Он говорил не прежним потухшим голосом, а твердо, скороговоркой. При этом губы и нос его с каждым словом описывали круги. Он даже молодцевато тряхнул головой.
-- Ну, я очень рад. Вот тебе денег, ступай, вези свои вещи, -- сказал я.
Он отступил.
-- Нет-с, барин, покорнейше благодарю... у меня есть... Как можно спервоначалу, еще не заслужил, а вам убыток! Нет-с, нет! -- сказал он и к удивлению моему денег не взял. Это как-то противоречило с его жадностью к наживе.
-- Я часа через два на извозчике все привезу...-- заключил он.
Я ему показал его помещение и все мои комнаты.
-- Вот твои, а это мои владения. Держи в порядке, чистоте. Ты часто ходишь со двора?
-- Только в церковь, в воскресенье, не каждое, а то никуда-с.
-- А знакомые есть?
-- Есть кум у меня женатый: он редко, в месяц раз зайдет, больше никогда, никого-с...

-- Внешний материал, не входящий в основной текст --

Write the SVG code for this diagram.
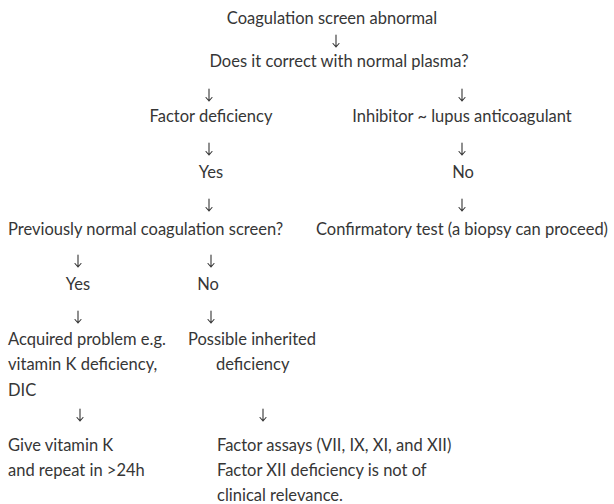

-- Вот и белье мое, и шкаф с платьем. Там, в той комнате, посуда, серебро...
-- Пожалуйте "ерестрик": я все проверю и приму,-- сказал он.
-- У меня никакого реестра нет: я тебе верю.
-- Так я сам все запишу; без ерестра нельзя: боже оборони -- пропадет что-нибудь! -- сказал он и ушел, двигая ногами в стороны, как деревянными.